Does buying SUVs promote terrorism?
By Policy Director Jim DiPeso
AN HISTORICAL DOCUMENT: The following op-ed was published on January 12, 2003 in the Detroit News.
If you own a small business, you can get a big tax deduction by purchasing a sport utility vehicle for company use. Not just any old SUV, but a hulking model that weighs 6,000 pounds or more.
The tax break is nice for the small business person. For a nation battling terrorists, however, the tax break is outrageous. Just take a minute to connect the dots.
Large SUVs, which consume more gasoline than any other personal vehicles on the market, incease national demand for oil.

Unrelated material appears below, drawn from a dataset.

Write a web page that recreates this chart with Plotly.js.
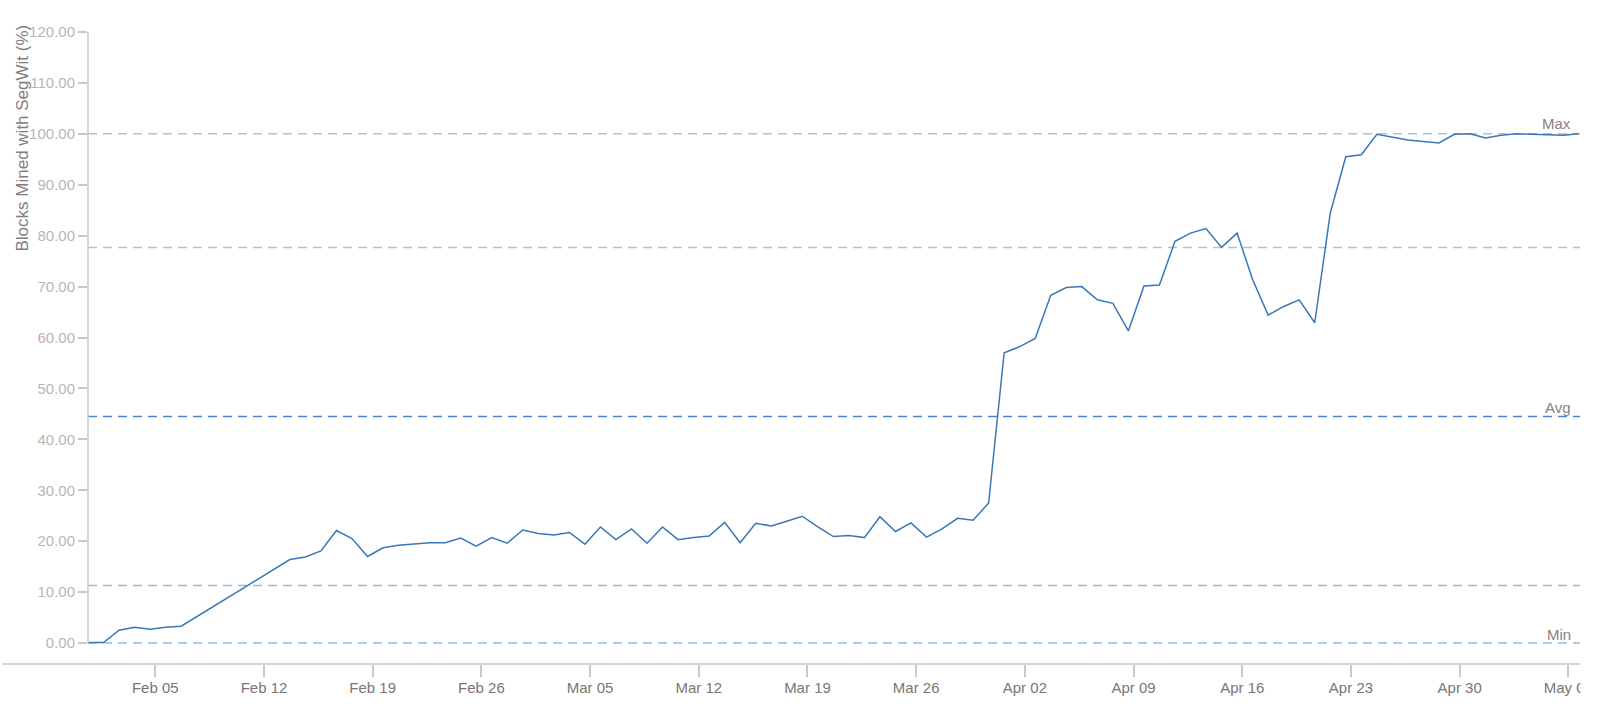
<!DOCTYPE html>
<html>
<head>
<meta charset="utf-8">
<script src="https://cdn.plot.ly/plotly-3.0.1.min.js"></script>
<style>
  html, body { margin: 0; padding: 0; background: #ffffff; }
  #chart { width: 1600px; height: 713px; }
</style>
</head>
<body>
<div id="chart"></div>
<script>
// Daily dates (UTC) — Feb 8–13 missing in the source data
const dates = [
  "2017-02-01","2017-02-02","2017-02-03","2017-02-04","2017-02-05","2017-02-06","2017-02-07",
  "2017-02-14","2017-02-15","2017-02-16","2017-02-17","2017-02-18","2017-02-19","2017-02-20",
  "2017-02-21","2017-02-22","2017-02-23","2017-02-24","2017-02-25","2017-02-26","2017-02-27",
  "2017-02-28","2017-03-01","2017-03-02","2017-03-03","2017-03-04","2017-03-05","2017-03-06",
  "2017-03-07","2017-03-08","2017-03-09","2017-03-10","2017-03-11","2017-03-12","2017-03-13",
  "2017-03-14","2017-03-15","2017-03-16","2017-03-17","2017-03-18","2017-03-19","2017-03-20",
  "2017-03-21","2017-03-22","2017-03-23","2017-03-24","2017-03-25","2017-03-26","2017-03-27",
  "2017-03-28","2017-03-29","2017-03-30","2017-03-31","2017-04-01","2017-04-02","2017-04-03",
  "2017-04-04","2017-04-05","2017-04-06","2017-04-07","2017-04-08","2017-04-09","2017-04-10",
  "2017-04-11","2017-04-12","2017-04-13","2017-04-14","2017-04-15","2017-04-16","2017-04-17",
  "2017-04-18","2017-04-19","2017-04-20","2017-04-21","2017-04-22","2017-04-23","2017-04-24",
  "2017-04-25","2017-04-26","2017-04-27","2017-04-28","2017-04-29","2017-04-30","2017-05-01",
  "2017-05-02","2017-05-03","2017-05-04","2017-05-05","2017-05-06","2017-05-07","2017-05-08"
];

// Blocks mined with SegWit (%)
const segwitPct = [
  0.1, 0.1, 2.5, 3.1, 2.7, 3.1, 3.3,
  16.4, 16.9, 18.1, 22.1, 20.5, 17.0, 18.7,
  19.2, 19.5, 19.7, 19.7, 20.6, 19.0, 20.7,
  19.6, 22.2, 21.5, 21.2, 21.7, 19.4, 22.8,
  20.3, 22.4, 19.6, 22.8, 20.3, 20.7, 21.0,
  23.7, 19.7, 23.5, 23.0, 23.9, 24.9, 22.8,
  20.9, 21.1, 20.7, 24.8, 21.9, 23.6, 20.8,
  22.4, 24.5, 24.1, 27.5, 57.0, 58.2, 59.8,
  68.3, 69.8, 70.0, 67.4, 66.7, 61.3, 70.1,
  70.3, 78.9, 80.5, 81.4, 77.7, 80.5, 71.4,
  64.4, 66.1, 67.4, 62.9, 84.4, 95.5, 95.9,
  99.9, 99.3, 98.8, 98.5, 98.2, 99.9, 100.0,
  99.2, 99.7, 100.0, 99.9, 99.8, 99.7, 100.0
];

// Reference lines
const refNames  = ["Max", "", "Avg", "", "Min"];
const refValues = [100.0, 77.7, 44.5, 11.3, 0.0];
const refColors = ["#a9c5dc", "#a9c5dc", "#4a86c2", "#92bbe3", "#92bbe3"];
const refLabelShift = [0, 0, -2, 0, -2];

const yTickMin = 0, yTickMax = 120, yTickStep = 10;

const shapes = [];
refValues.forEach((v, i) => {
  shapes.push({
    type: "line", xref: "paper", yref: "y", layer: "below",
    x0: 0, x1: 1, y0: v, y1: v,
    line: { color: refColors[i], width: 1.5, dash: "9px,6px" }
  });
});
// y axis line (from 0 up to 120)
shapes.push({
  type: "line", xref: "paper", yref: "y", x0: 0, x1: 0, y0: yTickMin, y1: yTickMax,
  line: { color: "#c9c9c9", width: 1.5 }
});
// x axis line, extends past the y axis to the left
shapes.push({
  type: "line", xref: "paper", yref: "paper", x0: -0.0576, x1: 1, y0: 0, y1: 0,
  line: { color: "#c9c9c9", width: 1.5 }
});
// clip the overflowing last tick label at the plot's right edge
shapes.push({
  type: "rect", xref: "paper", yref: "paper", layer: "above",
  x0: 1.0004, x1: 1.05, y0: -0.12, y1: -0.004,
  line: { width: 0 }, fillcolor: "#ffffff"
});

const annotations = [];
refValues.forEach((v, i) => {
  if (!refNames[i]) return;
  annotations.push({
    xref: "paper", yref: "y", x: 0.9951, y: v,
    xanchor: "right", yanchor: "bottom", yshift: refLabelShift[i],
    text: refNames[i], showarrow: false,
    font: { family: "Liberation Sans, Arial, sans-serif", size: 15, color: "#8a8181" }
  });
});
annotations.push({
  xref: "paper", yref: "paper", x: -0.0436, y: 0.833,
  xanchor: "center", yanchor: "middle", textangle: -90,
  text: "Blocks Mined with SegWit (%)", showarrow: false,
  font: { family: "Liberation Sans, Arial, sans-serif", size: 17, color: "#857c7c" }
});

const trace = {
  x: dates, y: segwitPct, type: "scatter", mode: "lines",
  line: { color: "#3a78b5", width: 1.5 },
  hoverinfo: "x+y", showlegend: false
};

const layout = {
  width: 1600, height: 713,
  margin: { l: 88, r: 20, t: 32, b: 49 },
  paper_bgcolor: "#ffffff", plot_bgcolor: "#ffffff",
  showlegend: false,
  font: { family: "Liberation Sans, Arial, sans-serif" },
  xaxis: {
    type: "date",
    range: ["2017-02-01 00:00", "2017-05-08 02:00"],
    tick0: "2017-01-01 08:00", dtick: 7 * 86400000,
    tickformat: "%b %d",
    ticks: "outside", ticklen: 12, tickwidth: 1.5, tickcolor: "#c9c9c9",
    ticklabelstandoff: -2,
    tickfont: { size: 15, color: "#7d7474" },
    showgrid: false, zeroline: false, showline: false
  },
  yaxis: {
    range: [-4.124, 120],
    tick0: yTickMin, dtick: yTickStep,
    tickformat: ".2f",
    ticks: "outside", ticklen: 9, tickwidth: 1.5, tickcolor: "#c9c9c9",
    tickfont: { size: 15, color: "#bab5b5" },
    showgrid: false, zeroline: false, showline: false
  },
  shapes: shapes,
  annotations: annotations
};

Plotly.newPlot("chart", [trace], layout, { displayModeBar: false, staticPlot: false });
</script>
</body>
</html>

Rising oil consumption increases America’s dependence on foreign oil. Greater dependence on foreign oil entangles America in codependent relationships with Saudi Arabia and other Middle Eastern regimes with huge oil reserves.
The Saudi rulers rely on the oil revenues we pay them to hold onto power. Oil is the piggy bank used to buy off religious extremists and resist modernization, which would improve the lives of ordinary citizens but also empower the Arab street to demand democracy.
In short, oil money is a drug that results in our Middle Eastern friends supporting terrorism — directly through cash bribes, indirecty by breeding popular resentments that terrorists feed on
Our unwillingness to confront Saudi Arabia’s rulers over their behavior is a consequence of our unwillingness to curb our oil appetite. As New York Times columnist Thomas Friedman has written: “Addicts never tell the truth to their pushers.”
Consequently, a critical component of our campaign to root out terror must be undercutting the political and financial support base for terror that is fed in part by oil. Our nation’s long-term security depends on adopting a sensible energy polic that improves fuel efficiency and diversifies our portfolio of energy resources.
Such a serious national effort would give the United States greater leverage to foster a more democratic, peaceful and prosperous Middle East.
Which brings us back to tax breaks for SUVs with a gross vehicle weight rating exceeding 6,000 pounds. Improving fuel efficiency will be a long-term undertaking requiring careful policy choices. But the first thing we have to do is stop giving tax breaks that reward profligate oil consumption.
No one can blame small business owners who are taking advantage of the loophole. Buyers of large SUVs that lumber along at 12 miles per gallon can take an immediaet deduction of $24,000 when they do their 2002 taxes. Buyers of luxury cars that get 20 mpg will have to settle for an immediate deduction of $7,660.
The tax break originally was designed for farmers and contractors who need heavy-duty pickup trucks for hauling bulky or messy loads. With the advent of large, truck-based SUVs that are passenger cars in all but name, the tax break undercuts our nation’s need to get off the oil gluttong treadmill that supports terror. Congress may as well send checks directly to Osama bin Laden.
If small businesses need help reducing their tax bills, fine. Surely, however, Congress can come up with alternative tax breaks that don’t subsidize wasteful fuel consumption.
The business tax break for large SUVs ought to be abolished. The next step for Congress and President George W. Bush is to get serious about energy efficiency. Updating of fuel efficiency standards is long overdue. A 2001 report sponsored by the National Academy of Sciences point out cost-effective ways vehicles can be made substantially more fuel-thrifty without compromising safety.
Finally, a national campaign on the scale of the Manhattan Project is needed to commercialize fuel cells and other energy technologies that will dramatically cut oil dependence over the long haul. The benefits will be lasting — cleaner air, reduced greenhouse gas emissions, new job-producing industries, and less trouble coming our way from the Middle East.